Millesimi di sicurezza - La ripartizione dell'8 per mille

di Marina Boscaino - Adista Segni nuovi n. 13

Come trasformare un pieno diritto in una concessione; come interpretare un dovere prioritario dello Stato in eventualità realizzabile o meno, a seconda della volontarietà di un contributo a carico dei cittadini.
Una strana proposta, quella del Pd alla Camera, relativa alla ripartizione dell’8 per mille: si tratterebbe di modificare la Legge 222/1985 - quella appunto relativa allo storno e alla destinazione volontaria dell’8 per mille da parte dei contribuenti - per consentire di «indicare esplicitamente la scuola pubblica come destinataria di una quota fiscale dell’8 per mille (...) per la sicurezza e l’adeguamento funzionale degli edifici scolastici» [v. Adista Notizie n. 12/12].

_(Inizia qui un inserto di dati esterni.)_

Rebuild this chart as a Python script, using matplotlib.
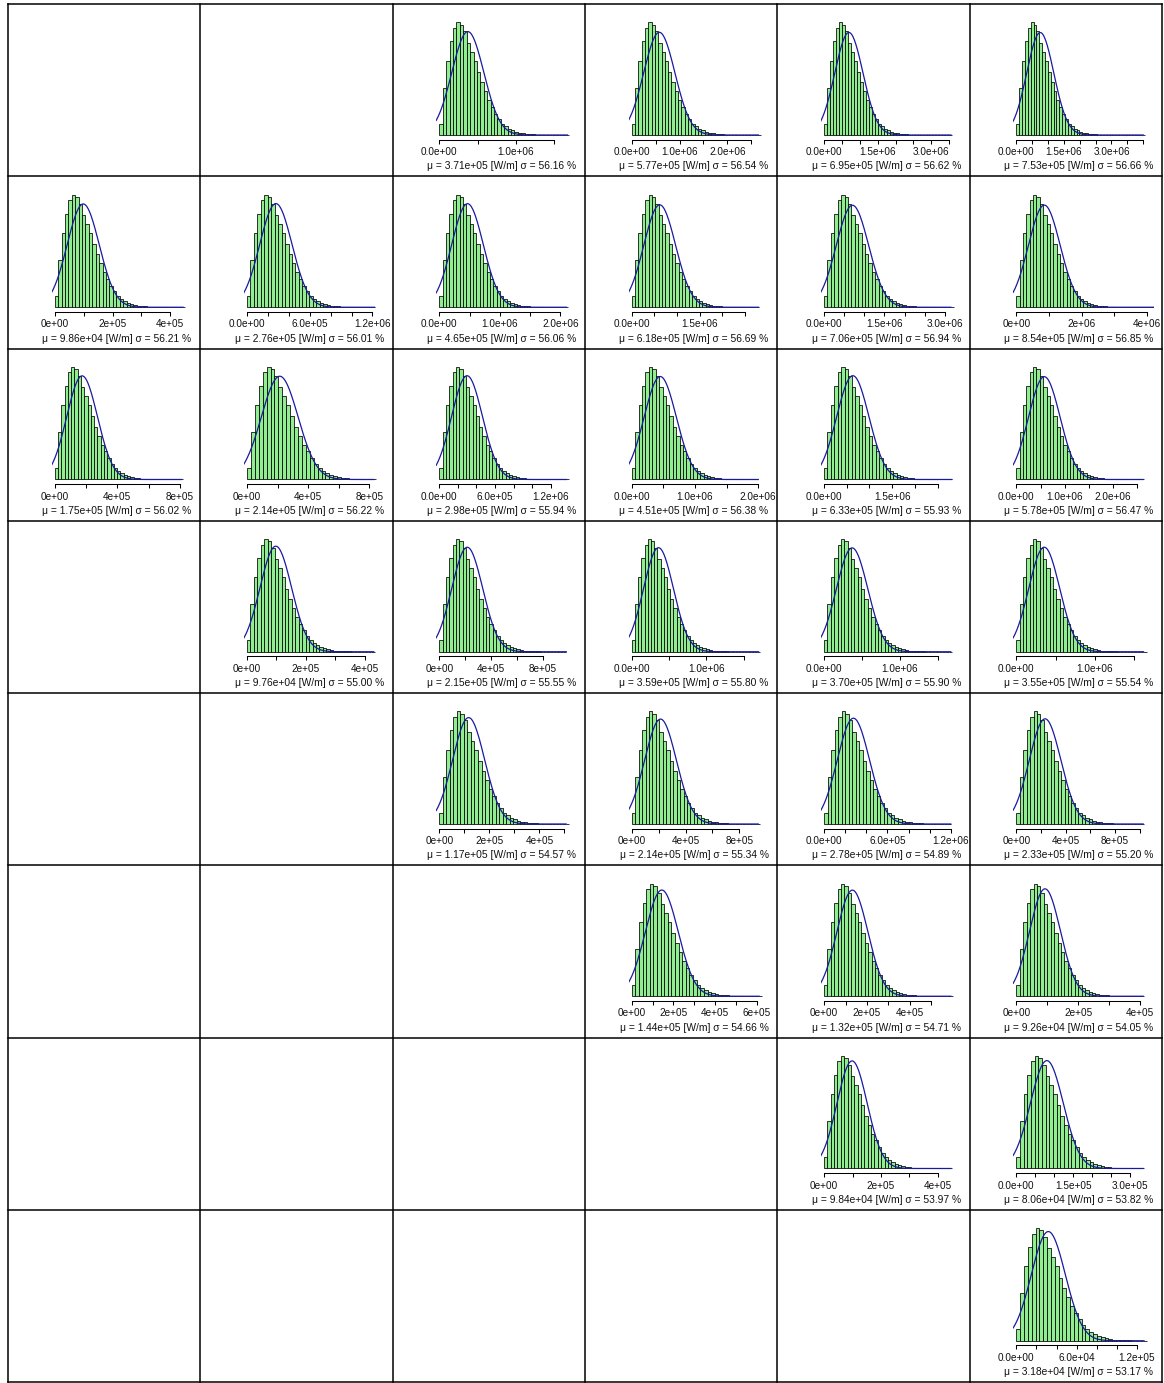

 La proposta è segno dei tempi che stiamo vivendo, tempi lunghissimi, ormai. È un modo di “mettere una pezza”, di tamponare la catastrofica emergenza che stiamo vivendo che, sommata al disinvestimento decennale sulla scuola e sull’edilizia scolastica, si concretizza nelle condizioni indegne in cui versano alcuni istituti. Ma è anche un pericoloso passo indietro in ordine ai diritti esigibili, come quello - giuridicamente determinato - della sicurezza di alunni e lavoratori negli edifici scolastici. Rispetto alla quale non sembra proprio il caso di arrivare timidamente - testa bassa e cappello tra le mani - per prendere ciò che ci concedono. Tanto più che, nelle dichiarazioni del ministro, si tratta di un tema centrale a cui si assicureranno investimenti consistenti.
Originariamente la legge relativa all’8 per mille riguardava la Chiesa cattolica. In seguito alle rivendicazioni di altre confessioni religiose, è stata estesa a queste e allo Stato per determinate finalità. L’annuale battage pubblicitario messo in campo dalla Chiesa per richiedere ai contribuenti l’affidamento dell’8 per mille realizza un introito considerevole (la quota che va alla Chiesa è intorno all’85%, l’ultimo dato supera i 1.100 milioni di euro, v. Adista n. 46/11), che viene sottratto allo Stato, destinatario naturale delle imposte e che - nel caso dell’8 per mille - utilizza la somma “fuori bilancio” per scopi umanitari, assistenziali, culturali.
Una legge, insomma, semmai da abrogare e non certamente da potenziare, allargando i limiti e le possibilità di intervento. Ma soprattutto affidando ad una simile normativa - che una cultura squisitamente laica non può che rifiutare - interventi relativi all’istituzione scolastica, funzione precipua e inalienabile della Repubblica.
«La scuola dello Stato (e non solo “pubblica”, come recita la proposta del Pd, comprendendo così anche le scuole private-paritarie, i cui edifici da mettere in sicurezza riguardano i proprietari privati e non lo Stato!), ribadiamo, è non un servizio, ma  funzione precipua dello Stato, e i fondi per metterla in sicurezza devono essere strutturali, non certo affidati al gettito capriccioso di quote variabili, soggette alla libera scelta dei contribuenti»: così Antonia Sani, coordinatrice dell’associazione “Per la scuola della Repubblica”.